A typically efficiency-oriented US company would probably have looked at this situation and thought “this is a waste of resources, we need to tier our support, hire some cheaper script-readers to deal with the frontline issues and have an escalation process for the harder situations — but only if the customers pay for it”. Not so here. We’re so small and so flat that everybody just does whatever they can.

Yep, that is ultimately the goal. I’ve offered many, many times to help improve some of our systems that aren’t so optimized. I’m experienced with them, I have a plan to improve them, and (I believe, at least) I have the technical know-how to do so safely. But I’ve been turned down every time so far. Part of it is that many of these systems do tie into our more critical export-sensitive systems, but part of it is also probably just part of a “if it ain’t broke, don’t fix it” mentality. Very different again to the orgs I’d previously been a part of, which were always looking to improve and hyperoptimize everything all the time.

I’ll have to keep looking and hoping something pops up…

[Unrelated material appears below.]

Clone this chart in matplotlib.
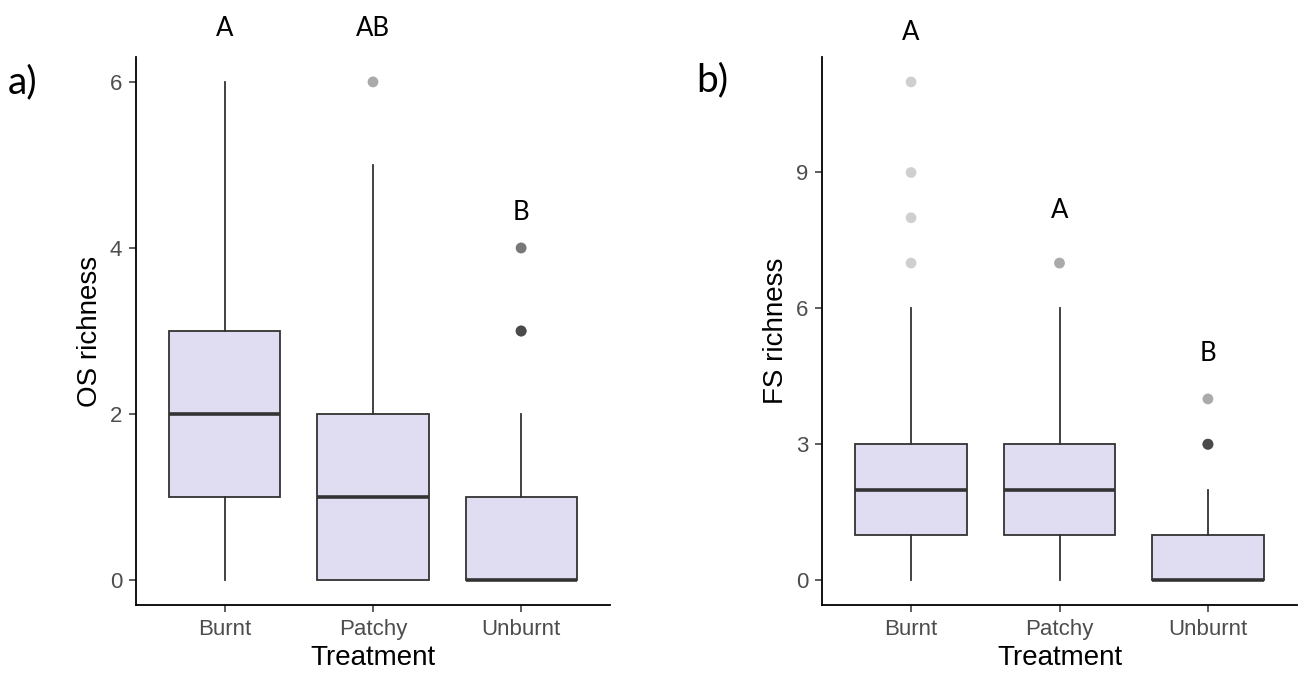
import matplotlib
matplotlib.use("Agg")
import matplotlib.pyplot as plt

categories = ["Burnt", "Patchy", "Unburnt"]

# OS richness box statistics
os_q1 = [1, 0, 0]
os_med = [2, 1, 0]
os_q3 = [3, 2, 1]
os_whislo = [0, 0, 0]
os_whishi = [6, 5, 2]
os_out_cat = [1, 2, 2]
os_out_val = [6, 3, 4]
os_out_n = [2, 8, 4]
os_letters = ["A", "AB", "B"]
os_letter_y = [6.64, 6.64, 4.43]
os_yticks = [0, 2, 4, 6]

# FS richness box statistics
fs_q1 = [1, 1, 0]
fs_med = [2, 2, 0]
fs_q3 = [3, 3, 1]
fs_whislo = [0, 0, 0]
fs_whishi = [6, 6, 2]
fs_out_cat = [0, 0, 0, 0, 1, 2, 2]
fs_out_val = [7, 8, 9, 11, 7, 3, 4]
fs_out_n = [1, 1, 1, 1, 2, 8, 2]
fs_letters = ["A", "A", "B"]
fs_letter_y = [12.1, 8.16, 5.0]
fs_yticks = [0, 3, 6, 9]

FILL = "#E0DDF3"
EDGE = "#333333"
TICKC = "#4D4D4D"
SANS = "Liberation Sans"
LETTER_FONT = "Lato"

fig = plt.figure(figsize=(12.99, 6.73), dpi=100)
ax1 = fig.add_axes([136/1299, 1-605/673, (610-136)/1299, (605-57)/673])
ax2 = fig.add_axes([822/1299, 1-605/673, (1297-822)/1299, (605-57)/673])


def draw(ax, q1, med, q3, lo, hi, oc, ov, on, letters, ly, yticks, ylim, ylabel):
    stats = []
    for i in range(len(categories)):
        stats.append(dict(q1=q1[i], med=med[i], q3=q3[i], whislo=lo[i],
                          whishi=hi[i], fliers=[], label=categories[i]))
    ax.bxp(stats, positions=range(len(categories)), widths=0.75,
           patch_artist=True, showcaps=False, showfliers=False,
           boxprops=dict(facecolor=FILL, edgecolor=EDGE, linewidth=1.3),
           whiskerprops=dict(color=EDGE, linewidth=1.3),
           medianprops=dict(color=EDGE, linewidth=2.6, solid_capstyle="butt"))
    for c, v, n in zip(oc, ov, on):
        for _ in range(n):
            ax.scatter([c], [v], s=60, color=EDGE, alpha=0.23,
                       edgecolors="none", zorder=3)
    for i, t in enumerate(letters):
        ax.text(i, ly[i], t, ha="center", va="center", fontsize=18.5,
                family=LETTER_FONT, color="black", clip_on=False)
    ax.set_xlim(-0.6, len(categories) - 0.4)
    ax.set_ylim(*ylim)
    ax.set_yticks(yticks)
    ax.set_xticks(range(len(categories)))
    ax.set_xticklabels(categories)
    for s in ["top", "right"]:
        ax.spines[s].set_visible(False)
    for s in ["left", "bottom"]:
        ax.spines[s].set_linewidth(1.3)
        ax.spines[s].set_color("black")
    ax.tick_params(length=5, width=1.1, color=EDGE, labelcolor=TICKC,
                   labelsize=16, pad=5)
    for lab in ax.get_xticklabels() + ax.get_yticklabels():
        lab.set_family(SANS)
    ax.set_xlabel("Treatment", fontsize=20, family=SANS, labelpad=4)
    ax.set_ylabel(ylabel, fontsize=20, family=SANS, labelpad=5)


draw(ax1, os_q1, os_med, os_q3, os_whislo, os_whishi, os_out_cat, os_out_val,
     os_out_n, os_letters, os_letter_y, os_yticks, (-0.3, 6.3), "OS richness")
draw(ax2, fs_q1, fs_med, fs_q3, fs_whislo, fs_whishi, fs_out_cat, fs_out_val,
     fs_out_n, fs_letters, fs_letter_y, fs_yticks, (-0.55, 11.55), "FS richness")

fig.text(23/1299, 1-82/673, "a)", fontsize=28, family=LETTER_FONT,
         ha="center", va="center")
fig.text(712/1299, 1-80/673, "b)", fontsize=28, family=LETTER_FONT,
         ha="center", va="center")

fig.savefig("out.png", dpi=100)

Sorry this is all so long and thought-rambly. I’ve just never been in a situation like this. The culture couldn’t be more different… compared to anything I’ve worked in in the US, calling this a complete 180 would still be underselling it. It’s just a totally different way of existing

I’m sorry about that.

Naw, t’was but my own life choices :slight_smile: I own them. I’ve had a good, full life already — far better than most, and more than I deserved, I think. I’m grateful for it, and it’s OK if it’ll get harder in the future. I chose this.

And if I splurt out too much coffee… that’s ok, it was good coffee and I wouldn’t mind another.

Absolutely. The last thing like this was when PCs started to proliferate. A lot of the geezers just couldn’t figure out how to use a spreadsheet or deal with the fact that they had to use a word processor and couldn’t hand something to a secretary to type up for them. They would print out emails and put them in a file folder. The ones who couldn’t keep up ended up having to work in a department store or something.

I was just starting my career when this happened and I was horrified at their ineptitude and lack of ability to learn. I vowed that this would never happen to me. Obviously new stuff happened like the web and social media and smartphones but it was a incremental level in skill to get from one of those to the other. AI is the next game changer and I’m retired now. Probably just in time.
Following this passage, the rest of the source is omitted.